>> START

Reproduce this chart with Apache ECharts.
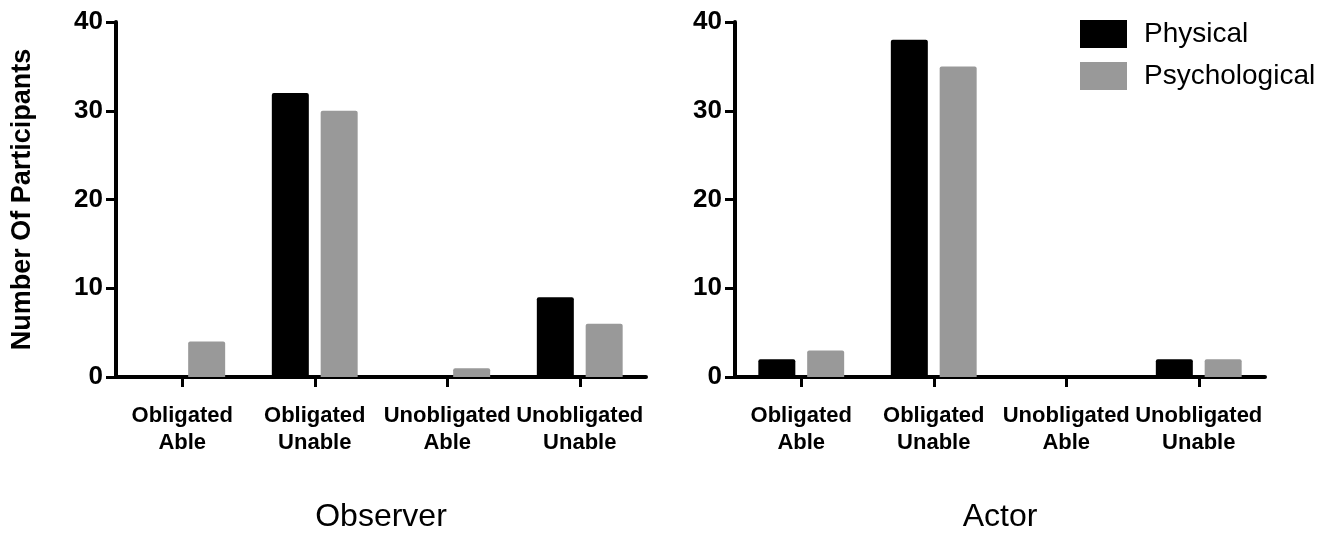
<!DOCTYPE html>
<html>
<head>
<meta charset="utf-8">
<script src="https://cdn.jsdelivr.net/npm/echarts@6/dist/echarts.min.js"></script>
<style>html,body{margin:0;padding:0;background:#fff}#c{width:1326px;height:533px}</style>
</head>
<body>
<div id="c"></div>
<script>
const categories = ['Obligated\nAble', 'Obligated\nUnable', 'Unobligated\nAble', 'Unobligated\nUnable'];
const seriesNames = ['Physical', 'Psychological'];
const observerPhysical = [0, 32, 0, 9];
const observerPsychological = [4, 30, 1, 6];
const actorPhysical = [2, 38, 0, 2];
const actorPsychological = [3, 35, 0, 2];
const yTicks = { min: 0, max: 40, interval: 10 };
const panelTitles = ['Observer', 'Actor'];
const yTitle = 'Number Of Participants';

const FONT = 'Liberation Sans, Arial, Helvetica, sans-serif';
const colors = ['#000000', '#999999'];

function xAxis(idx, name) {
  return {
    type: 'category', gridIndex: idx, data: categories,
    name: name, nameLocation: 'middle', nameGap: 124,
    nameTextStyle: { fontFamily: FONT, fontSize: 32, color: '#000' },
    axisLine: { lineStyle: { color: '#000', width: 4 } },
    axisTick: { show: true, alignWithLabel: true, length: 10, lineStyle: { color: '#000', width: 3 } },
    axisLabel: { fontFamily: FONT, fontSize: 22, fontWeight: 'bold', color: '#000', margin: 25, lineHeight: 27, interval: 0 }
  };
}
function yAxis(idx, name) {
  return {
    type: 'value', gridIndex: idx, min: yTicks.min, max: yTicks.max, interval: yTicks.interval,
    name: name, nameLocation: 'middle', nameGap: 80,
    nameTextStyle: { fontFamily: FONT, fontSize: 27, fontWeight: 'bold', color: '#000' },
    axisLine: { show: true, lineStyle: { color: '#000', width: 4 } },
    axisTick: { show: true, length: 10, lineStyle: { color: '#000', width: 3 } },
    axisLabel: { fontFamily: FONT, fontSize: 26, fontWeight: 'bold', color: '#000', margin: 13 },
    splitLine: { show: false }
  };
}
function bar(name, data, idx, color) {
  return {
    type: 'bar', name: name, data: data, xAxisIndex: idx, yAxisIndex: idx,
    barWidth: 37, barGap: '32%',
    itemStyle: { color: color, borderRadius: [2, 2, 0, 0] },
    emphasis: { disabled: true }, silent: true
  };
}

const chart = echarts.init(document.getElementById('c'), null, { renderer: 'canvas' });
chart.setOption({
  animation: false,
  backgroundColor: '#fff',
  grid: [
    { left: 116, right: 680, top: 22, bottom: 156, outerBoundsMode: 'none', containLabel: false },
    { left: 735, right: 61, top: 22, bottom: 156, outerBoundsMode: 'none', containLabel: false }
  ],
  legend: {
    data: seriesNames, orient: 'vertical', left: 1080, top: 20, padding: 0,
    itemWidth: 47, itemHeight: 28, itemGap: 14,
    icon: 'rect',
    textStyle: { fontFamily: FONT, fontSize: 28, color: '#000', padding: [0, 0, 0, 12] }
  },
  xAxis: [xAxis(0, panelTitles[0]), xAxis(1, panelTitles[1])],
  yAxis: [yAxis(0, yTitle), yAxis(1, '')],
  series: [
    bar(seriesNames[0], observerPhysical, 0, colors[0]),
    bar(seriesNames[1], observerPsychological, 0, colors[1]),
    bar(seriesNames[0], actorPhysical, 1, colors[0]),
    bar(seriesNames[1], actorPsychological, 1, colors[1])
  ]
});
</script>
</body>
</html>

>> END

**EXERCISE DETAILS**
Restate the data word for word from its first line through the line with "const colors = ['#000000', '#999999'];", leaving out any picture along the way.

**FULL SOLUTION**
Reproduce this chart with Apache ECharts.
<!DOCTYPE html>
<html>
<head>
<meta charset="utf-8">
<script src="https://cdn.jsdelivr.net/npm/echarts@6/dist/echarts.min.js"></script>
<style>html,body{margin:0;padding:0;background:#fff}#c{width:1326px;height:533px}</style>
</head>
<body>
<div id="c"></div>
<script>
const categories = ['Obligated\nAble', 'Obligated\nUnable', 'Unobligated\nAble', 'Unobligated\nUnable'];
const seriesNames = ['Physical', 'Psychological'];
const observerPhysical = [0, 32, 0, 9];
const observerPsychological = [4, 30, 1, 6];
const actorPhysical = [2, 38, 0, 2];
const actorPsychological = [3, 35, 0, 2];
const yTicks = { min: 0, max: 40, interval: 10 };
const panelTitles = ['Observer', 'Actor'];
const yTitle = 'Number Of Participants';

const FONT = 'Liberation Sans, Arial, Helvetica, sans-serif';
const colors = ['#000000', '#999999'];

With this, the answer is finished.